The Russian Central Bank will keep its key rate at 7.5%, it said Friday, noting that “economic activity trends are evolving better than the Bank of Russia’s October forecast.”
The latest update comes nearly a year after the Central Bank hiked the key rate to an unprecedented 20% in a bid to tame economic chaos prompted by the invasion of Ukraine and ensuing Western sanctions.
The Bank cautioned that although consumer activity is appearing to recover, “households’ consumer behavior is still cautious.”
“If pro-inflation risks intensify, the Bank of Russia will consider the necessity of key rate increase at its upcoming meetings,” the Bank’s statement said.

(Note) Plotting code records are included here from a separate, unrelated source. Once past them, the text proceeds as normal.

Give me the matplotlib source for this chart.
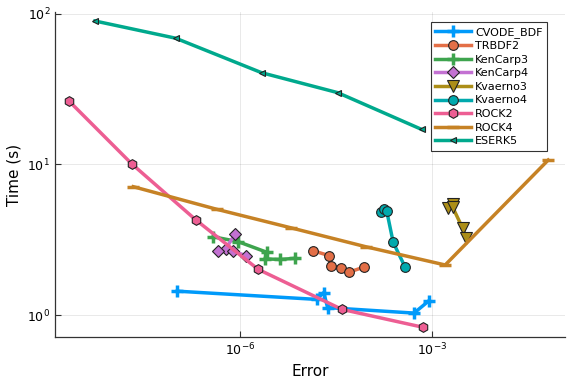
import matplotlib
matplotlib.use("Agg")
import matplotlib.pyplot as plt
import numpy as np

# Data (error, time)
cvode_err = [1.05e-7, 1.58e-5, 2.04e-5, 2.34e-5, 5.25e-4, 8.9e-4]
cvode_t   = [1.44, 1.27, 1.41, 1.12, 1.03, 1.24]

trbdf2_err = [1.40e-5, 2.48e-5, 2.61e-5, 3.74e-5, 5.11e-5, 8.65e-5]
trbdf2_t   = [2.67, 2.48, 2.11, 2.06, 1.93, 2.08]

kc3_err = [3.83e-7, 9.40e-7, 2.64e-6, 2.46e-6, 4.22e-6, 7.23e-6]
kc3_t   = [3.31, 3.07, 2.61, 2.36, 2.34, 2.38]

kc4_err = [8.36e-7, 5.98e-7, 4.49e-7, 7.85e-7, 1.23e-6]
kc4_t   = [3.44, 2.75, 2.68, 2.66, 2.48]

kv3_err = [1.80e-3, 2.15e-3, 2.10e-3, 3.02e-3, 3.40e-3]
kv3_t   = [5.12, 5.47, 5.22, 3.77, 3.23]

kv4_err = [1.60e-4, 1.80e-4, 1.96e-4, 2.48e-4, 3.83e-4]
kv4_t   = [4.81, 5.04, 4.93, 3.04, 2.07]

rock2_err = [2.13e-9, 2.05e-8, 2.05e-7, 1.93e-6, 3.93e-5, 7.16e-4]
rock2_t   = [26.4, 10.07, 4.28, 2.01, 1.09, 0.83]

rock4_err = [2.15e-8, 4.33e-7, 6.19e-6, 9.31e-5, 1.61e-3, 6.56e-2]
rock4_t   = [7.12, 5.04, 3.80, 2.84, 2.15, 10.7]

eserk5_err = [5.42e-9, 9.89e-8, 2.18e-6, 3.37e-5, 6.90e-4]
eserk5_t   = [89.8, 69.0, 40.7, 30.0, 17.1]

labels = ["CVODE_BDF", "TRBDF2", "KenCarp3", "KenCarp4", "Kvaerno3",
          "Kvaerno4", "ROCK2", "ROCK4", "ESERK5"]
colors = ["#009AFA", "#E36F47", "#3EA44E", "#C371D2", "#AC8E18",
          "#00A9AD", "#ED5E93", "#C68225", "#00A98D"]
markers = ["+", "o", "+", "D", "v", "o", "h", "_", "<"]
msizes = [9, 7, 9, 6, 8, 7, 7, 8, 5]
series = [(cvode_err, cvode_t), (trbdf2_err, trbdf2_t), (kc3_err, kc3_t),
          (kc4_err, kc4_t), (kv3_err, kv3_t), (kv4_err, kv4_t),
          (rock2_err, rock2_t), (rock4_err, rock4_t), (eserk5_err, eserk5_t)]

fig = plt.figure(figsize=(5.76, 3.84), dpi=100)
ax = fig.add_axes([0.0955, 0.1224, 0.8855, 0.8456])

for (x, y), lab, c, m, ms in zip(series, labels, colors, markers, msizes):
    if m in ("+", "_"):
        ax.plot(x, y, color=c, lw=2.5, marker=m, ms=ms, mfc=c, mec=c,
                mew=2.5, label=lab)
    else:
        ax.plot(x, y, color=c, lw=2.5, marker=m, ms=ms, mfc=c,
                mec="#222222", mew=0.8, label=lab)

ax.set_xscale("log")
ax.set_yscale("log")
ax.set_xlim(10**-8.89, 10**-0.92)
ax.set_ylim(10**-0.146, 10**2.011)
ax.set_xticks([1e-6, 1e-3])
ax.set_xticklabels([r"$10^{-6}$", r"$10^{-3}$"])
ax.set_yticks([1, 10, 100])
ax.set_yticklabels([r"$10^{0}$", r"$10^{1}$", r"$10^{2}$"])
ax.minorticks_off()
ax.tick_params(direction="in", length=4, width=0.8, labelsize=9, color="#333333")
ax.grid(True, color="#000000", alpha=0.1, lw=0.6)
ax.spines["top"].set_visible(False)
ax.spines["right"].set_visible(False)
for s in ("left", "bottom"):
    ax.spines[s].set_color("#333333")
    ax.spines[s].set_linewidth(0.9)
ax.set_xlabel("Error", fontsize=11)
ax.set_ylabel("Time (s)", fontsize=11)

leg = ax.legend(loc="upper right", bbox_to_anchor=(0.965, 0.969), fontsize=8,
                frameon=True, fancybox=False, edgecolor="black",
                handlelength=3.2, borderpad=0.4, labelspacing=0.32,
                handletextpad=0.4, borderaxespad=0)
leg.get_frame().set_linewidth(0.8)

fig.savefig("out.png", dpi=100)
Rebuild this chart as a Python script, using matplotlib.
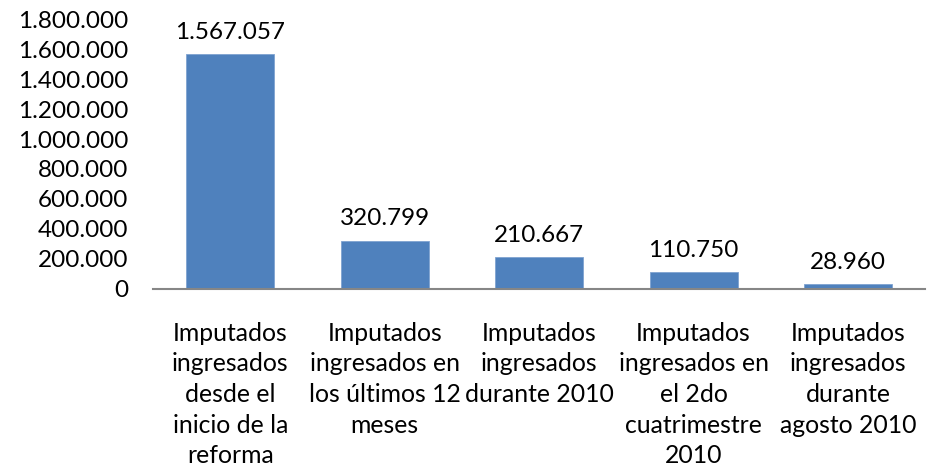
import matplotlib.pyplot as plt

plt.rcParams['font.family'] = ['Lato', 'DejaVu Sans']

categorias = [
    'Imputados\ningresados\ndesde el\ninicio de la\nreforma',
    'Imputados\ningresados en\nlos últimos 12\nmeses',
    'Imputados\ningresados\ndurante 2010',
    'Imputados\ningresados en\nel 2do\ncuatrimestre\n2010',
    'Imputados\ningresados\ndurante\nagosto 2010',
]
valores = [1567057, 320799, 210667, 110750, 28960]
yticks = [0, 200000, 400000, 600000, 800000, 1000000, 1200000, 1400000, 1600000, 1800000]


def fmt(v):
    return '{:,}'.format(v).replace(',', '.')


fig = plt.figure(figsize=(9.28, 4.73), dpi=100)
ax = fig.add_axes([0.165, 0.39, 0.832, 0.569])

x = range(len(valores))
bars = ax.bar(x, valores, width=0.57, color='#4F81BD', edgecolor='#7FA3D1', linewidth=0.6)

for b, v in zip(bars, valores):
    ax.annotate(fmt(v), (b.get_x() + b.get_width() / 2, v), xytext=(0, 8),
                textcoords='offset points', ha='center', va='bottom', fontsize=17.5, color='black')

ax.set_xlim(-0.5, len(valores) - 0.5)
ax.set_ylim(0, 1800000)
ax.set_yticks(yticks)
ax.set_yticklabels([fmt(t) for t in yticks], fontsize=17.5)
ax.set_xticks(list(x))
ax.set_xticklabels(categorias, fontsize=17.8, linespacing=1.4)
ax.tick_params(axis='y', length=0, pad=18)
ax.tick_params(axis='x', length=0, pad=24)

for s in ['top', 'right', 'left']:
    ax.spines[s].set_visible(False)
ax.spines['bottom'].set_color('#868686')
ax.spines['bottom'].set_linewidth(1.5)

plt.savefig('out.png', dpi=100)
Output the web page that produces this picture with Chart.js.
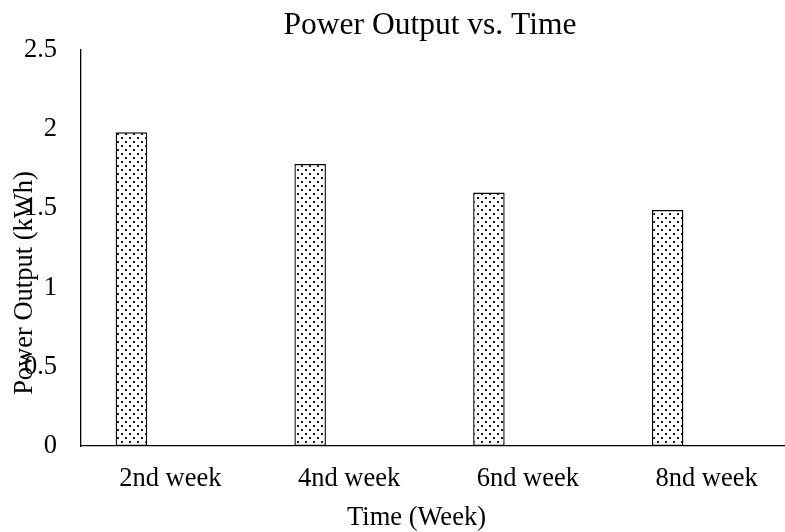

According to the Bank, annual inflation will come in at 5.0-7.0% in 2023 and is expected to return to 4% in 2024.
The Bank also said that the country was facing a growing labor shortage “in many industries” following the Defense Ministry's recent mobilization campaign that saw over 300,000 reservists called up to fight in Ukraine.
“The capacity to expand production in the Russian economy is largely limited by the labor market situation,” the Bank added.
Earlier this week, Bloomberg reported that President Vladimir Putin’s government was pressuring the bank to be “more upbeat” about the Russian economy amid the invasion of Ukraine and Western sanctions.
According to Bloomberg’s sources, Russian officials reportedly wanted the Bank to send “a clearer hint” that interest rates might come down later this year.